A Parallel Life

The 21st-century artist, or rather the one thirsting for high culture, needs a kind of parallel life, a detachment from the milieu so that he can walk alone. High culture repels modern daily life, the milieu is harmful, hostile, and there is nothing one can do to absorb it but lock oneself in isolation. To do otherwise is to become contaminated and lose the capacity for distinction, rotting away as did culture itself. If, on the one hand, such a contrast can show a gradual loss of the role, or perhaps the influence of high culture in society, on the other hand, on an individual level, decisions remain easy.

The Green-Yellow Artist

I am also thinking about the accessibility of art, its social function, and everything else. Inevitably I think of my country. If I were to judge by the miserable character, the nullity of the effects on the masses, and the disrespect with which national artists are treated, I would have to conclude that the country where I was born produces only mediocre artists. This, of course, if I considered common sense as a parameter: the normal thing here is to live devoid of art. If someone says, in Brazil: “I am an artist”, one can ask him in sequence: “And what is your profession?” The artist, then, will have to admit that he does some odd jobs to pay the bills, or works in a job he hates. Why? Because, as a green-yellow artist, he carries on his back the sin of being superfluous, useless, idle, and at the same time is miserably underpaid. The artist, in Brazil, has to be an artist and an Uber driver, an artist and a cosmetics salesman. Nelson Rodrigues, a remarkably successful artist, worked as a journalist until the day before he died. I counter the notion of “accessible art” supported by reality: the great art necessarily goes against the grain of the majority, because the majority sees art as useless, dislikes thought, and praises pleasure. Funny… I think again of Tolstoy. A genius, the progenitor of a magnificent work, and he said that true art must be “accessible” and universal. It was said in Russia that Tolstoy’s entire work does not have a single moment that elicits a smile or the urge to laugh. It may be the passage of time, but I pose the question: How many today understand, or at least are interested in and read Tolstoy? In Brazil, certainly, his entire work would not relieve an artist of the need to deliver pizzas on a part-time basis…

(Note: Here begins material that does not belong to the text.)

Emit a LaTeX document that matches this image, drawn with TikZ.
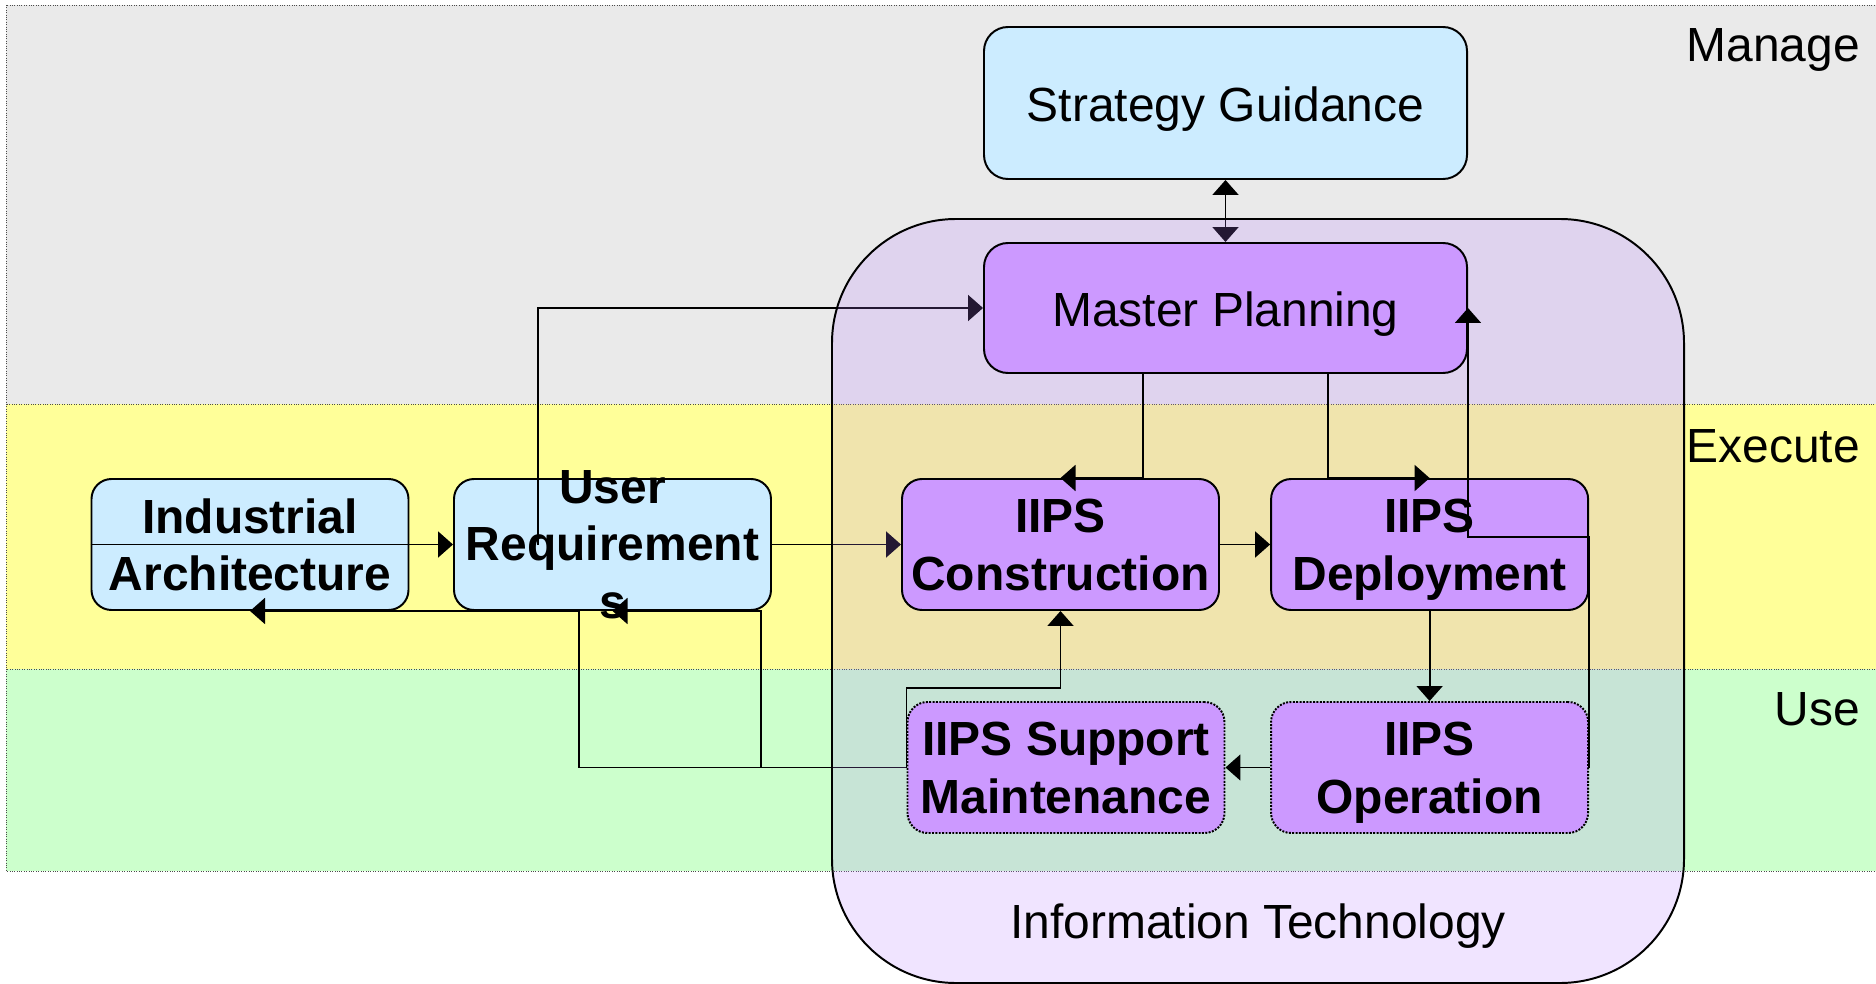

Should the Great Art Be Accessible?

Thinking of Tolstoy, I read dozens of pages by Valéry about Mallarmé. I say: thinking about Tolstoy’s severe criticism of the latter and his symbolist peers. Tolstoy says that the great art must be accessible and universal, and therefore obscure artists like Mallarmé pervert and falsify art. According to Valéry, Mallarmé was responsible for “introducing into art the obligation of spirit’s effort,” and artists like him are distinguished for creating value and beauty out of emptiness. What to say? Regrettably, and daily life only corroborates this, artistic sensibility has not been universally distributed, as Tolstoy believes. The master and his mujiks… Accessibility cannot be a qualitative criterion for an artistic work, otherwise, it would be subordinating it to the audience. Is it worth what an illiterate says about the quality of a book? The value of a work has nothing to do with who receives it. Billions have lived and continue to live devoid of any contact with art, most cities do not have an active and decent theater or orchestra: art, today, is reduced to the superfluous, it is seen only as entertainment. This, of course, by the majority, the same majority whose rise has subverted and practically annihilated the real social function of art. A great artistic work, powerful and sincere, is usually only seen by a select audience because the others are not interested in it either. Does art lose? Of course not… However, it is necessary to purge from the mind the notion that the collective is the sovereign arbiter: on an individual level, art will continue being what it has always been… In truth, the balance is quite positive. The world is a better place when the great art is not handed over to lazy people or used as a pastime by idiots.

The Risk of Not Seeing the Obvious

The analytical mind, while endowed with great talent in giving depth to the object being analyzed, in scrutinizing it, finds it difficult to visualize it in a dynamic environment, interconnected and in motion. On one hand, the ease in penetrating and capturing the essence of things, and on the other, the difficulty in visualizing the whole. Summarizing or, in other words, outlining superficially is what this mind refuses, depriving itself of a panoramic and often enlightening vision. The need to isolate and always go deeper, besides causing a lot of useless effort, can deprive it of seeing the essential.